Child sexual abuse material (CSAM) has been located in LAION, a major data set used to train AI.
The Stanford Internet Observatory revealed thousands of images of child sexual abuse in the LAION-5B data set, which supports many different AI models.
The report shows that AI models such as Stable Diffusion and Google’s Imagen “were trained on billions of scraped images in the LAION-5B dataset.” This dataset is said to have been created through “unguided crawling that includes a significant amount of explicit material.”
These images have allowed AI systems to produce realistic and explicit images of imaginary children while also altering images of clothed individuals into nude photos.
Previous Stanford Internet Observatory reports have deduced that machine-learning models can produce CSAM. However, the work assumed this was only possible by combining “two concepts” such as child and explicit actions.
Despite LAION’s attempts to classify whether the content was sexually explicit or whether data contained underage explicit content, models were trained on a wide array of benign and graphic content.
The report concludes that having possession of a LAION-5B dataset implies the possession of “thousands of illegal images – not including all of the intimate imagery published and gathered non-consensually.”

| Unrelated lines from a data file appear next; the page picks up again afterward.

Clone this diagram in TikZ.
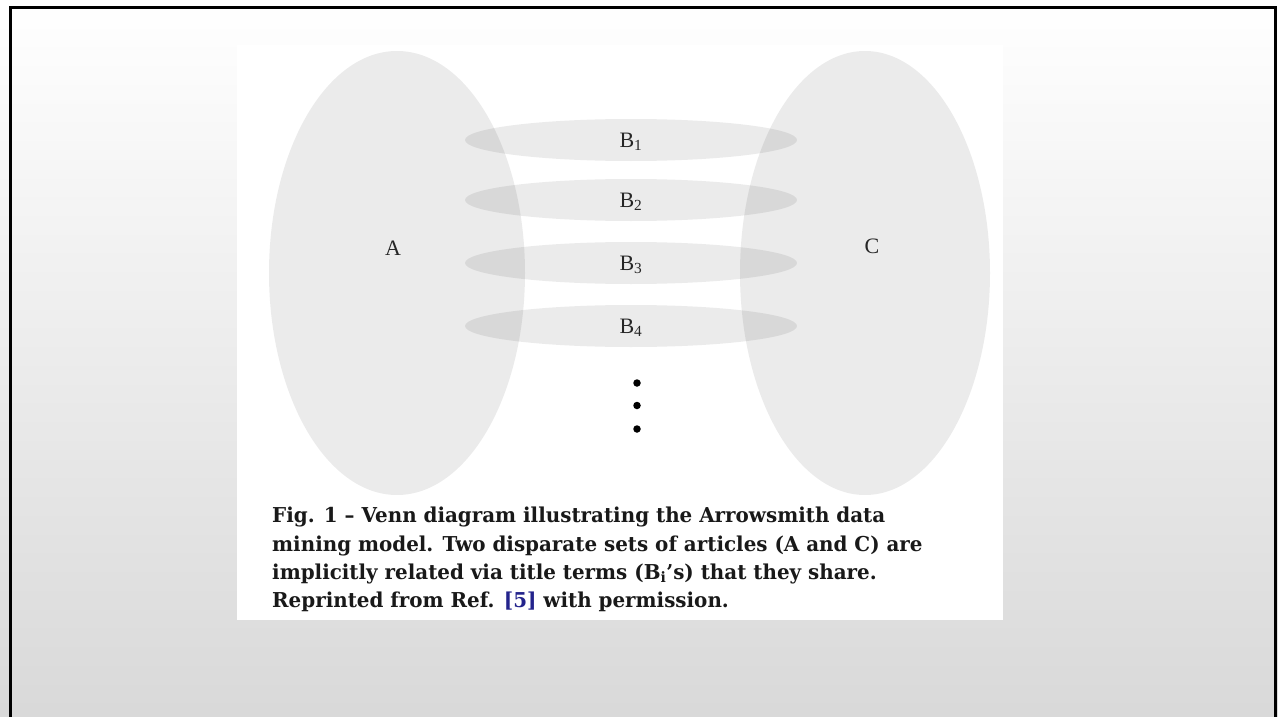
\documentclass[tikz,border=0pt]{standalone}
\usepackage{fontspec}
\setmainfont{Liberation Serif}
\newfontfamily\capfont[FakeStretch=0.97]{DejaVu Serif}
\usetikzlibrary{shapes.geometric}
\definecolor{refblue}{RGB}{35,35,140}
\tikzset{
  bigset/.style={ellipse, fill=black, fill opacity=0.08, draw=none, inner sep=0pt},
  bset/.style={ellipse, fill=black, fill opacity=0.08, draw=none, inner sep=0pt, minimum width=332pt, minimum height=42pt},
  setlabel/.style={font=\fontsize{22}{24}\selectfont, text=black!85, inner sep=0pt},
  dotmark/.style={circle, fill=black, inner sep=0pt, minimum size=7.5pt},
  capline/.style={anchor=base west, inner sep=0pt, font=\capfont\bfseries\fontsize{20.5}{24}\selectfont, text=black!90}
}
\begin{document}
\begin{tikzpicture}[x=1pt, y=-1pt]
\useasboundingbox (0,0) rectangle (1278,717);
\shade[top color=white, bottom color=black!15] (0,0) rectangle (1278,717);
\fill[white] (237,45) rectangle (1003,620);
\draw[line width=3pt] (10,730) -- (10,7.5) -- (1275,7.5) -- (1275,730);
% sets
\node[bigset, minimum width=256pt, minimum height=444pt] (A) at (397,273) {};
\node[bigset, minimum width=250pt, minimum height=444pt] (C) at (865,273) {};
\node[bset] (B1) at (631,140) {};
\node[bset] (B2) at (631,200) {};
\node[bset] (B3) at (631,263) {};
\node[bset] (B4) at (631,326) {};
% labels
\node[setlabel] (lA) at (393,248) {A};
\node[setlabel] (lC) at (872,246) {C};
\node[setlabel] (lB1) at (631,142) {B\textsubscript{1}};
\node[setlabel] (lB2) at (631,202) {B\textsubscript{2}};
\node[setlabel] (lB3) at (631,265) {B\textsubscript{3}};
\node[setlabel] (lB4) at (631,328) {B\textsubscript{4}};
% dots
\node[dotmark] (d1) at (637,383) {};
\node[dotmark] (d2) at (637,405.5) {};
\node[dotmark] (d3) at (637,429) {};
% caption
\node[capline] (c1) at (272,522) {Fig. 1 – Venn diagram illustrating the Arrowsmith data};
\node[capline] (c2) at (272,551) {mining model. Two disparate sets of articles (A and C) are};
\node[capline] (c3) at (272,579) {implicitly related via title terms (B\textsubscript{i}’s) that they share.};
\node[capline] (c4) at (272,607) {Reprinted from Ref. \textcolor{refblue}{[5]} with permission.};
\end{tikzpicture}
\end{document}
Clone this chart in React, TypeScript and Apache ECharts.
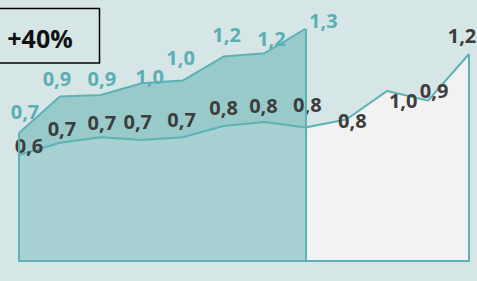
import React, { useEffect, useRef } from "react";
import * as echarts from "echarts";

const categories = ["1", "2", "3", "4", "5", "6", "7", "8", "9", "10", "11", "12"];
// upper (current) series, first 8 periods
const currentValues = [0.724, 0.931, 0.94, 1.007, 1.022, 1.158, 1.177, 1.315];
// lower (previous) series, all 12 periods
const previousValues = [0.599, 0.669, 0.7, 0.685, 0.7, 0.764, 0.787, 0.755, 0.801, 0.963, 0.908, 1.173];
const headline = "+40%";

// label placement offsets (px) relative to each point
const currentLabelOffsets = [[6, -22], [-3, -18], [1, -16], [8, -7], [-2, -23], [3, -22], [7, -15], [18, -8]];
const previousLabelOffsets = [[10, -10], [2, -14], [1, -15], [-4, -18], [-1, -18], [0, -18], [-1, -16], [2, -23], [6, 1], [16, 10], [6, -10], [-7, -18]];

const TEAL = "#5eb2b5";
const TEAL_TEXT = "#5aafb2";
const DARK_TEXT = "#3d3d3d";

const fmt = (v: number) => v.toFixed(1).replace(".", ",");

const labelBase = {
  show: true,
  position: "inside",
  fontFamily: "Open Sans",
  fontWeight: "bold",
  fontSize: 20,
  align: "center",
  verticalAlign: "middle",
  formatter: (p: any) => fmt(p.value),
};

export default function App() {
  const ref = useRef<HTMLDivElement>(null);
  useEffect(() => {
    if (!ref.current) return;
    const chart = echarts.init(ref.current, null, { renderer: "svg" });
    const nLeft = currentValues.length;

    const topData = currentValues.map((v, i) => ({
      value: v,
      label: { ...labelBase, color: TEAL_TEXT, offset: currentLabelOffsets[i] },
    }));
    const lowLeftData = previousValues.slice(0, nLeft).map((v, i) => ({
      value: v,
      label: { ...labelBase, color: DARK_TEXT, offset: previousLabelOffsets[i] },
    }));
    const lowRightData = previousValues.map((v, i) => {
      if (i < nLeft - 1) return null;
      if (i === nLeft - 1) return { value: v, label: { show: false } };
      return { value: v, label: { ...labelBase, color: DARK_TEXT, offset: previousLabelOffsets[i] } };
    });

    const common = {
      type: "line",
      symbol: "circle",
      symbolSize: 1,
      itemStyle: { color: "rgba(0,0,0,0)" },
      lineStyle: { color: TEAL, width: 2 },
      silent: true,
    };

    const edge = (cat: string, v: number) => [{ coord: [cat, 0] }, { coord: [cat, v] }];

    chart.setOption({
      animation: false,
      backgroundColor: "#d6e5e6",
      grid: { left: 19, right: 8, top: 14, bottom: 20.5 },
      xAxis: {
        type: "category",
        data: categories,
        boundaryGap: false,
        z: 10,
        axisLine: { show: true, lineStyle: { color: TEAL, width: 2 } },
        axisTick: { show: false },
        axisLabel: { show: false },
        splitLine: { show: false },
      },
      yAxis: {
        type: "value",
        min: 0,
        max: 1.4,
        show: false,
        splitLine: { show: false },
      },
      series: [
        {
          ...common,
          data: topData,
          areaStyle: { color: "#98caca", opacity: 1 },
        },
        {
          ...common,
          data: lowLeftData,
          areaStyle: { color: "#a8d1d3", opacity: 1 },
        },
        {
          ...common,
          data: lowRightData,
          areaStyle: { color: "#f2f2f2", opacity: 1 },
          markLine: {
            silent: true,
            symbol: ["none", "none"],
            label: { show: false },
            lineStyle: { color: TEAL, width: 2, type: "solid" },
            data: [
              edge(categories[0], currentValues[0]),
              edge(categories[nLeft - 1], currentValues[nLeft - 1]),
              edge(categories[categories.length - 1], previousValues[previousValues.length - 1]),
            ],
          },
        },
      ],
      graphic: [
        {
          type: "rect",
          z: 100,
          shape: { x: -5, y: 8.5, width: 104.5, height: 54.5 },
          style: { fill: "none", stroke: "#000", lineWidth: 1.5 },
        },
        {
          type: "text",
          z: 101,
          x: 40,
          y: 38,
          style: {
            text: headline,
            align: "center",
            verticalAlign: "middle",
            fontFamily: "Open Sans",
            fontWeight: "bold",
            fontSize: 25,
            fill: "#111",
          },
        },
      ],
    });
    return () => chart.dispose();
  }, []);
  return <div ref={ref} style={{ position: "fixed", left: 0, top: 0, width: 477, height: 281 }} />;
}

There is no evidence to suggest that CSAM influences the model's output, and the likelihood of CSAM content exerting influence is slim.
Despite having a “zero tolerance policy for illegal content,” a multitude of images containing CSAM are present in the LAION open-source data set.
LAION’s 5B data set has since been taken offline, and the non-profit is working closely with the Internet Watch Foundation, a charity dedicated to protecting children worldwide by removing and preventing abusive content online.